This is the first article in a series on determining safety-stock for demand variation.
Analyzing Demand Variation for Kanban
The goal of demand variation analysis is to determine the target safety-stock for every kanban item necessary to prevent a demand-related stockout while limiting on-hand inventory. After you have quantified demand variation, you must determine whether to define safety-stock for each unique item, or for categories of items with similar demand variation patterns.
Setting safety-stock for each discrete item is the most precise approach. The process involves calculating actual demand variation for each inventory item and using each item’s calculation to determine its safety-stock.
Sometimes, operational needs, demand this level of precision. Unfortunately, maintaining lean, reliable safety-stock values for each individual item can be quite unwieldy, even when only managing a moderate list of inventory items.
Furthermore, the added effort and “precision” doesn’t always result in managing the safety-stock of unique items, differently. Thus, this is not the common or preferred method. However, in those rare cases where demand complexity dictates this approach, the option exists and can work.
The preferred approach of setting safety-stock is by group. Just as when setting safety-stock by item, the process starts by calculating actual demand variation for every inventory item. Next, items are segmented into groups with similar demand variation patterns. Finally, each item’s safety-stock is determined by its associated group, rather than by each item’s unique standard deviation. Many new managers intuitively find this approach wasteful for calculating each item’s demand variation, only to ignore it when setting each item’s safety-stock. In reality, this is the far more efficient and easier to maintain approach.

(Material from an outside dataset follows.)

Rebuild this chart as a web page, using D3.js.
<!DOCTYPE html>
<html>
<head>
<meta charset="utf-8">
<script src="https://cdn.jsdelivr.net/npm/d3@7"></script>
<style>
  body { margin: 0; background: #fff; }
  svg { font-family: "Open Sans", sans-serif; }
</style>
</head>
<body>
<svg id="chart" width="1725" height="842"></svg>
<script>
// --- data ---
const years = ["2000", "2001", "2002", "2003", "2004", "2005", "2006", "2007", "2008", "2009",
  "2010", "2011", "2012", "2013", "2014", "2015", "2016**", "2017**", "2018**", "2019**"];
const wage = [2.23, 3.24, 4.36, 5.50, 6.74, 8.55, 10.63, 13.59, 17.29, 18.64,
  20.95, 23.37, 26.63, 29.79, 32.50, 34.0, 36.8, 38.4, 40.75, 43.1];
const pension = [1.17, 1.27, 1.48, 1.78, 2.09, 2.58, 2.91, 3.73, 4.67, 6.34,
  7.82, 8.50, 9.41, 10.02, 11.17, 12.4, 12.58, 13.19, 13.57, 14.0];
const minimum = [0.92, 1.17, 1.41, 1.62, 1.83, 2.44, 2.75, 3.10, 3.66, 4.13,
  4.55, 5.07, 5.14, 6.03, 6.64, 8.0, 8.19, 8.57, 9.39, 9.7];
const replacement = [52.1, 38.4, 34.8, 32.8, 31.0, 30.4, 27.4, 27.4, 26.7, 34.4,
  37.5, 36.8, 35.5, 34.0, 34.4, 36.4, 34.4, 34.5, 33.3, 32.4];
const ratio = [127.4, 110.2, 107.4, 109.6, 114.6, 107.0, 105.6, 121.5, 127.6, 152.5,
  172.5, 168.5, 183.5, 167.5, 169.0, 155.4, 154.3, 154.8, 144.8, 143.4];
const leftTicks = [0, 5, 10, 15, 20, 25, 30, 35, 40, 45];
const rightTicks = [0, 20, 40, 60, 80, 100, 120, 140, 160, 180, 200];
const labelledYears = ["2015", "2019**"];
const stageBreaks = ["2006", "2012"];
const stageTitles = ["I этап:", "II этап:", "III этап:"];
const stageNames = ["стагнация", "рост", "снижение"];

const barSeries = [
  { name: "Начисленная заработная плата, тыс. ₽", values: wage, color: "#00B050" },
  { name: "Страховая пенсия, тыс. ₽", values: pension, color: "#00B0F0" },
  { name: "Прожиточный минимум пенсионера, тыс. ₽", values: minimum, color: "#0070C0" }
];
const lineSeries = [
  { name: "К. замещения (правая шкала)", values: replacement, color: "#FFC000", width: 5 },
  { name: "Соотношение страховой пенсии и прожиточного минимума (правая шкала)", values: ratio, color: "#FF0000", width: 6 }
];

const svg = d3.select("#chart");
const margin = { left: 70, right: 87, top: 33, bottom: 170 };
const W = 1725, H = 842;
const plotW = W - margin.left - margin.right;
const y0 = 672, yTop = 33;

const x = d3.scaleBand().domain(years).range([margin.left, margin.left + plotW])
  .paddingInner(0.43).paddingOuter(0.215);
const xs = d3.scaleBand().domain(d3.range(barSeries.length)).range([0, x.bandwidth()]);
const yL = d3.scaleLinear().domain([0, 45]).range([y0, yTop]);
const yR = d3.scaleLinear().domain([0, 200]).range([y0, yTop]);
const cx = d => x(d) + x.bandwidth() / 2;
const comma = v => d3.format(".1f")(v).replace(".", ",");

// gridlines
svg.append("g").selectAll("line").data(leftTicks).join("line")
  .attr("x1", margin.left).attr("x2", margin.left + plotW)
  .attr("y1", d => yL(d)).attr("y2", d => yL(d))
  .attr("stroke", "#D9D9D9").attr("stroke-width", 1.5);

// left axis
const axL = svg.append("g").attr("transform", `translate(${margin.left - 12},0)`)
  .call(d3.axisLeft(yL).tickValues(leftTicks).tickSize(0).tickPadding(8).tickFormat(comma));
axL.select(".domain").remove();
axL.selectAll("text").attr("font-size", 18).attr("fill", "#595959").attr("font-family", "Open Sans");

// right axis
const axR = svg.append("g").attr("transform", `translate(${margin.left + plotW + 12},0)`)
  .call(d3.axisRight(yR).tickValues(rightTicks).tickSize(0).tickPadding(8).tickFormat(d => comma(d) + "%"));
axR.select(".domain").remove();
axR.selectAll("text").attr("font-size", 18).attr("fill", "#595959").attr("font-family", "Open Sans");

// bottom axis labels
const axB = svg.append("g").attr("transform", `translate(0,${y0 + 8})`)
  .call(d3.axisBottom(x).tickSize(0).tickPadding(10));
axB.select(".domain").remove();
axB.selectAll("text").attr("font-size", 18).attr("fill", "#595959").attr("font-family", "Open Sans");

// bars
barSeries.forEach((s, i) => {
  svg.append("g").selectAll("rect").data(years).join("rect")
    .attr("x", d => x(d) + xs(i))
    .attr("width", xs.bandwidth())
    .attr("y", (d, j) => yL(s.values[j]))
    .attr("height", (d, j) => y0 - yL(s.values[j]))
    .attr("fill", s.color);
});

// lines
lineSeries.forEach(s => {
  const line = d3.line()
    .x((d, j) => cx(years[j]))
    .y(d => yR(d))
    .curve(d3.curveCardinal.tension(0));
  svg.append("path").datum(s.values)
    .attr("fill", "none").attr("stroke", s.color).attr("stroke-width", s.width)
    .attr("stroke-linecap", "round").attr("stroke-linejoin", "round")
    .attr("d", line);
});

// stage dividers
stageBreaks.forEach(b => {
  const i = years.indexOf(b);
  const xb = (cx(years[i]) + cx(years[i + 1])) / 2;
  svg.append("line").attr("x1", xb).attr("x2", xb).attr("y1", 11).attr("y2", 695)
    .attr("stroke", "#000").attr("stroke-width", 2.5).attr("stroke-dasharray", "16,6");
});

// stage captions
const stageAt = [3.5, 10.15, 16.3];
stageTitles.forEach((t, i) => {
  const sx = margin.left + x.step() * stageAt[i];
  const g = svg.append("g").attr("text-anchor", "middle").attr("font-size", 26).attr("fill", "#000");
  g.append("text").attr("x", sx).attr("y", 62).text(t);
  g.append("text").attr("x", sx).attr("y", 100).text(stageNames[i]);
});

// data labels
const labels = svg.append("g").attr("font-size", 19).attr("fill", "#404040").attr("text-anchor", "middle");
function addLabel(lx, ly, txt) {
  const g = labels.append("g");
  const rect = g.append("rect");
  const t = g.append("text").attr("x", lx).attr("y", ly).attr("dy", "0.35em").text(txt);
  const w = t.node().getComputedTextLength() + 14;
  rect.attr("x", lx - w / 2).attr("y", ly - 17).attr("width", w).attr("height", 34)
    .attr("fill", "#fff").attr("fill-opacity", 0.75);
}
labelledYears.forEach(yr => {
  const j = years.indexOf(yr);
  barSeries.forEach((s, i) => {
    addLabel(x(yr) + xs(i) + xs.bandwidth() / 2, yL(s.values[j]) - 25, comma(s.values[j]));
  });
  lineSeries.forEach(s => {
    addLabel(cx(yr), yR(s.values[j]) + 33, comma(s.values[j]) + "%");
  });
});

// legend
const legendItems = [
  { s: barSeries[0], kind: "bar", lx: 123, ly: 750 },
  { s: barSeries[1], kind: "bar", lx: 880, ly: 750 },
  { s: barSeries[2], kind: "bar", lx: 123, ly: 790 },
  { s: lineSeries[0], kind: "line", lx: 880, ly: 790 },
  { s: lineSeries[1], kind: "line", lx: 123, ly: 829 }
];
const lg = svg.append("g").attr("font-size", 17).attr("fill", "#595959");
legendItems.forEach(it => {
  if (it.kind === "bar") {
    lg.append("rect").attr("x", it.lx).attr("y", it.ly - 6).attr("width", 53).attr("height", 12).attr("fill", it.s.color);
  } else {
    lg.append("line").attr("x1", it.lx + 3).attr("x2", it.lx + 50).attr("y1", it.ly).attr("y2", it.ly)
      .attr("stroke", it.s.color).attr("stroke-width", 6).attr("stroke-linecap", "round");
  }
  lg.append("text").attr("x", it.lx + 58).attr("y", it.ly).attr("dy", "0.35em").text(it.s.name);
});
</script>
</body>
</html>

2 Safety-Stock Setting Prerequisites: Regardless of which approach you take, there are 2 vital perquisites that must be completed before setting safety-stock.
- Seasonality Assessment: Before attempting to set safety-stock for any item, you should always assess its seasonality, first. If an item experiences significant seasonally driven demand variation, then its safety-stock should be set by season. Otherwise, your operation will be at elevated risk of experiencing a demand-related stock-out or overstock situation.
- Demand Variation Quantification: After seasonality has been assessed, each item’s demand variation must be quantified in terms of the standard deviation of lead-time periods.
Only once both of these prerequisites have been completed, should you proceed with one of the safety-stock setting methods below.
Safety-Stock by Group Method
After you have quantified demand variation, you must experiment with your data to identify those items with comparable demand variation patterns for defining safety-stock groups. Once you’ve defined groups and safety-stock values, you will be able to make a table that your inventory kanban calculator can reference to automatically assign safety-stock values to individual inventory items.
Below are the steps for assigning items to safety-stock groups:
- Analyze Seasonality and Demand Variation
As mentioned, above, complete the 2 prerequisites; seasonality assessment and demand variation quantification. Be sure that demand variation is expressed as days of demand.
- Brainstorm Possible Primary Groups
Depending on your specific organization and business situation some categories may make more sense than others in influencing how safety-stock should be set. These groups should be relevant to the business and mutually exclusive. Thus, it should be impossible for an item to belong to more than one group. For example, a class-C item cannot also be a class-A item. A manufactured item can’t also be a purchased item.A few grouping possibilities are as follows:
- Lead time
- Product family
- Value Stream
- Manufactured or purchased
- ABC inventory class
- Brainstorm Sub-Groups
Next, you want to list possible sub-groups. To do this consider which of your primary groups may represent a large degree of demand variation within them. Ask yourself, which factors might influence this variation? For example, items grouped by product family may represent multiple demand-variation scenarios. A major influence on demand variation might be the specific market an item is sold to. Thus, it may make sense to define market as a sub-group.